The RSA also raised concern about the lack of specific language in the new program around evictions. The rent relief initiative included in the budget halts evictions for up to one year once the relief funds have been received by the participating tenant or landlord. Ricci said last year’s rent relief program specified that despite an eviction moratorium, exceptions could be made for nuisance evictions––those filed by landlords against tenants who have a history of harassing behavior such as constant noise, sexual harassment of other tenants or disrupting the quality of life for other residents.
Kavanagh said there is no specific language in the new bill that prevents landlords from pursuing nuisance evictions in housing court, but landlords noted that there was also no language specifically making an exception for such evictions.
“There’s some difference of opinion from legal experts––if you accept [the rent relief] money, can you still proceed with a nuisance eviction,” says Ricci. “So that would be the one area of concern that jumped out at us.”
Kavanagh said there were many lessons learned from the first rent relief program. The new program will have an online system that will accept applications on a rolling basis, and will be available in several languages. But community organizations in every locality will be critical to how quickly information about rent relief reaches tenants; he expects New York City to be one of the biggest recipients of the program. The state budget included a boost in administration funds as well as outreach funding to contract with nonprofit organizations to get the word out and to help tenants and landlords in their communities apply for the relief.
“We’re hoping that the processes of people becoming aware of it and people being able to apply will be smoother and quicker,” than previous rent relief efforts, Kavanagh says, adding that he expects the new program to kick off in the coming weeks. An estimated 800,000 to 1.2 million households are expected to benefit from the program, he said.
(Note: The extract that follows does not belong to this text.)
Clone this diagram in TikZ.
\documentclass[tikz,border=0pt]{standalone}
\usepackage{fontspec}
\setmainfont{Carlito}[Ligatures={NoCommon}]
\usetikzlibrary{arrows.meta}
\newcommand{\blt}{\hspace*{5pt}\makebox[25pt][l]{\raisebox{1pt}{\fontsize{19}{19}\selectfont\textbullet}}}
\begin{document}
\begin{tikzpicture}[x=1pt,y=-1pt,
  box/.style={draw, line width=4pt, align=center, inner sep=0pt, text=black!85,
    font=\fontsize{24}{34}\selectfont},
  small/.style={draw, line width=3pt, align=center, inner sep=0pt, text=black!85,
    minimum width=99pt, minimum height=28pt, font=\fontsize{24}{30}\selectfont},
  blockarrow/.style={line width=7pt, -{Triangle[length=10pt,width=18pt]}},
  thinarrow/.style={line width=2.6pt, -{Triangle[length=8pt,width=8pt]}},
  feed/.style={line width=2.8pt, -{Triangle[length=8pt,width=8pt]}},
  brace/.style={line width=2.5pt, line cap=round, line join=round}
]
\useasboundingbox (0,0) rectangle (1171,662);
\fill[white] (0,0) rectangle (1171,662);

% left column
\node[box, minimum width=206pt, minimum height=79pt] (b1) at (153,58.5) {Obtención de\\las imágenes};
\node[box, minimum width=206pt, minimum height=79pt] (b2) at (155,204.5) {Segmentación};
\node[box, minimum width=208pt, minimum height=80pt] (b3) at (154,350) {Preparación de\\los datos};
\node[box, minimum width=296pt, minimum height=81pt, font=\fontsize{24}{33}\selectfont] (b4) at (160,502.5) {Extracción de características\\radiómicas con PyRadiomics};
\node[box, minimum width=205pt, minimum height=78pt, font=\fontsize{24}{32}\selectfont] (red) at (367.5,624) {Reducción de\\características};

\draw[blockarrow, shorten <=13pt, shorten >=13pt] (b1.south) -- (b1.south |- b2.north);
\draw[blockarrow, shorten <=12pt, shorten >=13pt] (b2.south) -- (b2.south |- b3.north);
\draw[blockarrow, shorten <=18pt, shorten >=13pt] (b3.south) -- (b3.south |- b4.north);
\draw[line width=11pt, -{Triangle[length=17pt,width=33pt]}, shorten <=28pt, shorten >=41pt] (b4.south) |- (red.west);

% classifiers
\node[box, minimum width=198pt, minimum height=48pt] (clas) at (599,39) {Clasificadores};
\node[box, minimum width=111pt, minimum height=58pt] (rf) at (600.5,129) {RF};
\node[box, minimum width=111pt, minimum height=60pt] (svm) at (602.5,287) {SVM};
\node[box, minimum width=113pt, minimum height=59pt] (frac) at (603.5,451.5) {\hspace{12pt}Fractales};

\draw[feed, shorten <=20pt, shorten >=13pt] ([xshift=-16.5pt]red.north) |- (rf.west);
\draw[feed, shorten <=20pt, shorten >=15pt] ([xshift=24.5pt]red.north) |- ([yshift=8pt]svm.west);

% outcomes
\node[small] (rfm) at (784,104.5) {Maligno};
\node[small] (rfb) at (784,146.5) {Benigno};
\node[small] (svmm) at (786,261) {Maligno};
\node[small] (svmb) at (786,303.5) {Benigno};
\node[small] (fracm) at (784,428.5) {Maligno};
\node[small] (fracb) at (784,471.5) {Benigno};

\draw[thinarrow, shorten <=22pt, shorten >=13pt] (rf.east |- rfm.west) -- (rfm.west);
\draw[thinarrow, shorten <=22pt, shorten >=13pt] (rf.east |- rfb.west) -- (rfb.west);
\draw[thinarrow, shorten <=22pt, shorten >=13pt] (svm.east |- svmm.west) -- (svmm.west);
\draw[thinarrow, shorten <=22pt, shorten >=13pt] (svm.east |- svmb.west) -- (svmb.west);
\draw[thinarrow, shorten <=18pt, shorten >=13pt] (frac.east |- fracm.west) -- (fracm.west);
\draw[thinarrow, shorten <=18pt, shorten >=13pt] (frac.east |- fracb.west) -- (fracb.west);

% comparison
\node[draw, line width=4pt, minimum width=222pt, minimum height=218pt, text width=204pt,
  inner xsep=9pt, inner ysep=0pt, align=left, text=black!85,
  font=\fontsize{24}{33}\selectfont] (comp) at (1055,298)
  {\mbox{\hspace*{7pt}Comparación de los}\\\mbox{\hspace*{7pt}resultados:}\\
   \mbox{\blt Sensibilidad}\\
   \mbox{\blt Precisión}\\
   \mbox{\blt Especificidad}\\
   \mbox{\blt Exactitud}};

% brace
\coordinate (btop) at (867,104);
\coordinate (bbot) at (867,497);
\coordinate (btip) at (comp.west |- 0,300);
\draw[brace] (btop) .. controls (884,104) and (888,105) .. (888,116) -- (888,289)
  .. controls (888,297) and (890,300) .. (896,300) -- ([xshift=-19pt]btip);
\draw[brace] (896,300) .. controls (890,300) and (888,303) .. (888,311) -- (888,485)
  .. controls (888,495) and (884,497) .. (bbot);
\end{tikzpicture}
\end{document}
Other housing initiatives funded in the recent budget deal include the Homeownership Relief and Protection Program, which is slated to receive $600 million in federal funding to aid homeowners with mortgage, utility, or home energy payments, among other related expenses. Included within that funding, state legislators restored $20 million annually for the Homeowner Protection Program (HOPP) over the next three years, which aids property owners at risk of losing their homes with loan modifications or free legal services in court. Additionally, the state budget includes $25 million to rehab distressed properties and convert them into affordable homes for first-time buyers.